Session 15: Protocols and Broadcasting, Chair: Phillip Rogaway

Oblivious Transfer with Adaptive Queries, Moni Naor, *Benny Pinkas*

The subject is private information retrieval over an adaptive list of queries, where each query depends on the previous ones. One-out-of-*n* OT is an inefficient solution. They used an *n*-dimensional generalization of pseudorandom synthesizers [Naor and Reingold], where sum consistency does not conflict with pseudorandomness. This work gave two adaptive *k*-out-of-*n* constructions, one based on DDH and one general one. In the process, they also achieved verifiable oblivious evaluation of a pseudo-random function.

Compressing Cryptographic Resources, *Niv Gilboa,* Yuval Ishai

Given *n* players, they defined two-phase protocols. First, the dealer securely distributes "resources" to each player, and then the players communicate over insecure channels. This model can achieve, for example, private communications, private modular addition, or proactive secret sharing. However, long pads may be required for perfectly secure solutions. By using pseudorandom generators, arbitrarily long pseudo-pads can be created. Still, the system has to defend against malicious coalitions. So each player gets a subset of the replicated seeds, which are used in turn to form the pseudo-pads. They solved a combinatorial problem for general linear correlation by finding the patterns for the replication; the solution is based on graph theory and linear algebra.

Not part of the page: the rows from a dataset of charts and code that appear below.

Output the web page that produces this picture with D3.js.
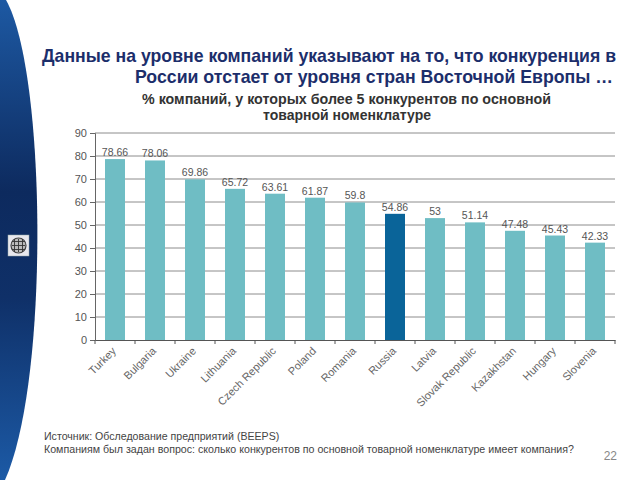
<!DOCTYPE html>
<html><head><meta charset="utf-8">
<script src="https://cdn.jsdelivr.net/npm/d3@7"></script>
<style>body{margin:0;background:#fff}svg{display:block}</style>
</head><body>
<script>
const categories = ["Turkey","Bulgaria","Ukraine","Lithuania","Czech Republic","Poland","Romania","Russia","Latvia","Slovak Republic","Kazakhstan","Hungary","Slovenia"];
const values = [78.66,78.06,69.86,65.72,63.61,61.87,59.8,54.86,53,51.14,47.48,45.43,42.33];
const valueLabels = ["78.66","78.06","69.86","65.72","63.61","61.87","59.8","54.86","53","51.14","47.48","45.43","42.33"];
const yTicks = [0,10,20,30,40,50,60,70,80,90];
const highlight = "Russia";
const titleLines = ["Данные на уровне компаний указывают на то, что конкуренция в","России отстает от уровня стран Восточной Европы  …"];
const subtitleLines = ["% компаний, у которых более 5 конкурентов по основной","товарной номенклатуре"];
const noteLines = ["Источник: Обследование предприятий (BEEPS)","Компаниям был задан вопрос: сколько конкурентов по основной товарной номенклатуре имеет компания?"];
const pageNumber = "22";

const W=640,H=480;
const svg=d3.select("body").append("svg").attr("width",W).attr("height",H);
const defs=svg.append("defs");
const g1=defs.append("linearGradient").attr("id","band").attr("x1",0).attr("y1",0).attr("x2",0).attr("y2",1);
g1.append("stop").attr("offset","0%").attr("stop-color","#1d59a3");
g1.append("stop").attr("offset","40%").attr("stop-color","#0d2a5e");
g1.append("stop").attr("offset","62%").attr("stop-color","#0f3068");
g1.append("stop").attr("offset","100%").attr("stop-color","#1c5aa6");
svg.append("path").attr("d","M0,0 L6,0 C46,70 50,380 5,480 L0,480 Z").attr("fill","url(#band)");

// logo
const lg=svg.append("g").attr("transform","translate(8,235)");
lg.append("rect").attr("width",21).attr("height",21).attr("fill","#e8e8ee").attr("stroke","#9aa").attr("stroke-width",0.5);
lg.append("circle").attr("cx",10.5).attr("cy",10.5).attr("r",7.5).attr("fill","#bbb").attr("stroke","#444").attr("stroke-width",1.2);
[-4,0,4].forEach(d=>{
  lg.append("line").attr("x1",10.5+d).attr("x2",10.5+d).attr("y1",4).attr("y2",17).attr("stroke","#333").attr("stroke-width",0.9);
  lg.append("line").attr("y1",10.5+d).attr("y2",10.5+d).attr("x1",4).attr("x2",17).attr("stroke","#333").attr("stroke-width",0.9);
});

// title
const tf="'Liberation Sans',Arial,sans-serif";
function txt(s,x0,yb,anchor,size,weight,fill,len){
  const t=svg.append("text").attr("x",x0).attr("y",yb).attr("text-anchor",anchor).attr("font-family",tf)
    .attr("font-weight",weight).attr("font-size",size).attr("fill",fill).text(s);
  if(len) t.attr("textLength",len).attr("lengthAdjust","spacingAndGlyphs");
  return t;
}
txt(titleLines[0],42,62,"start",17.8,"bold","#1c2e6b",574);
txt(titleLines[1],135,83,"start",17.8,"bold","#1c2e6b",478);
txt(subtitleLines[0],142,104,"start",14,"bold","#333",409);
txt(subtitleLines[1],347,120,"middle",14,"bold","#333",168);

// chart
const x=d3.scaleBand().domain(categories).range([95,615]).paddingInner(0.5).paddingOuter(0.25);
const y=d3.scaleLinear().domain([0,90]).range([340,133]);
const af="'Liberation Sans',Arial,sans-serif";

svg.append("g").selectAll("line").data(yTicks.slice(1)).join("line")
  .attr("x1",95).attr("x2",615).attr("y1",d=>y(d)).attr("y2",d=>y(d)).attr("stroke","#8c8c8c").attr("stroke-width",1);

svg.append("g").selectAll("rect").data(values).join("rect")
  .attr("x",(d,i)=>x(categories[i])).attr("width",x.bandwidth())
  .attr("y",d=>y(d)).attr("height",d=>340-y(d))
  .attr("fill",(d,i)=>categories[i]===highlight?"#0a6499":"#6fbdc4");

const ya=svg.append("g").attr("transform","translate(95,0)").call(d3.axisLeft(y).tickValues(yTicks).tickSize(5).tickPadding(3));
ya.select(".domain").attr("stroke","#666");
ya.selectAll(".tick line").attr("stroke","#666");
ya.selectAll("text").attr("font-family",af).attr("font-size",11).attr("fill","#555");

const xa=svg.append("g").attr("transform","translate(0,340)").call(d3.axisBottom(x).tickSize(0).tickPadding(0));
xa.select(".domain").attr("stroke","#555").attr("stroke-width",1.2);
xa.selectAll("text").attr("font-family",af).attr("font-size",11).attr("fill","#666")
  .attr("text-anchor","end").attr("transform","translate(-1,9) rotate(-45)").attr("dy","0.35em").attr("dx",0).attr("y",0);
const bounds=categories.map(c=>x(c)-x.step()*x.paddingInner()/2).concat([615]);
svg.append("g").selectAll("line").data(bounds).join("line")
  .attr("x1",d=>d).attr("x2",d=>d).attr("y1",340).attr("y2",344).attr("stroke","#555");

svg.append("g").selectAll("text").data(values).join("text")
  .attr("x",(d,i)=>x(categories[i])+x.bandwidth()/2).attr("y",d=>y(d)-3)
  .attr("text-anchor","middle").attr("font-family",af).attr("font-size",10.5).attr("fill","#555")
  .text((d,i)=>valueLabels[i]);

// notes
svg.append("text").attr("x",44).attr("y",440).attr("font-family",af).attr("font-size",10.6).attr("fill","#444").text(noteLines[0]);
svg.append("text").attr("x",44).attr("y",453).attr("font-family",af).attr("font-size",10.4).attr("fill","#444").attr("textLength",530).attr("lengthAdjust","spacingAndGlyphs").text(noteLines[1]);
svg.append("text").attr("x",617).attr("y",460).attr("text-anchor","end").attr("font-family",af).attr("font-size",12).attr("fill","#888").text(pageNumber);
</script>
</body></html>
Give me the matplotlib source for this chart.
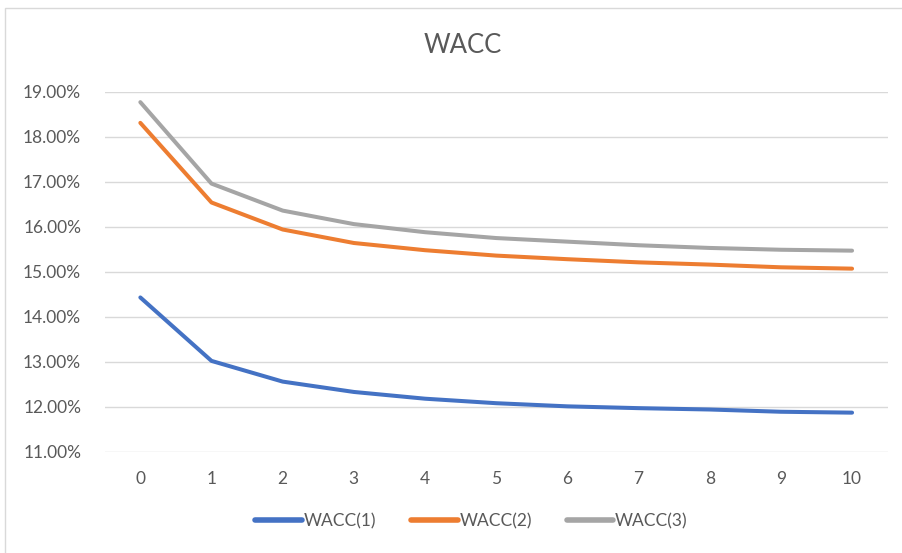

Coding Constructions for Blacklisting Problems without Computational Assumptions, Ravi Kumar, Sridhar Rajagopalan, *Amit Sahai*

The model is broadcast with a large number of users, but occasionally a few users need to be excluded (e.g., surprise party announcements). Each user has an ID and decryption mechanism. The trivial solution of different mechanisms for each user is enormously inefficient with respect to communications and user storage. Also, the constructions should use the encryption and decryption functions in a black box model. Their main result is based on algebraic-geometric codes and the communications overhead is independent of the total number of users. It is the first feasible solution, insofar as the storage requirements are poly-logarithmic in the number of users.

An Information Theoretic Analysis of Rooted-Tree Based Secure Multicast Key Distribution Schemes, Radha Poovendran, John S. Baras

Multicast communication has many commercial applications, e.g., stock quotes, news, and sporting events. Security considerations include integrity, confidentiality, routing, failure recovery, and membership additions and deletions. Several methods of member revocation based on a rooted tree have been proposed. The authors used information theory to study and optimize this data structure for the member revocation problem. The optimal average number of keys per member in the tree depends on the entropy of the member revocation event, which should be maximized for the currently proposed strategies, regardless of the revocation probabilities. They analyzed both the compromises and collusions needed to break the system and gave a simple rule for group size.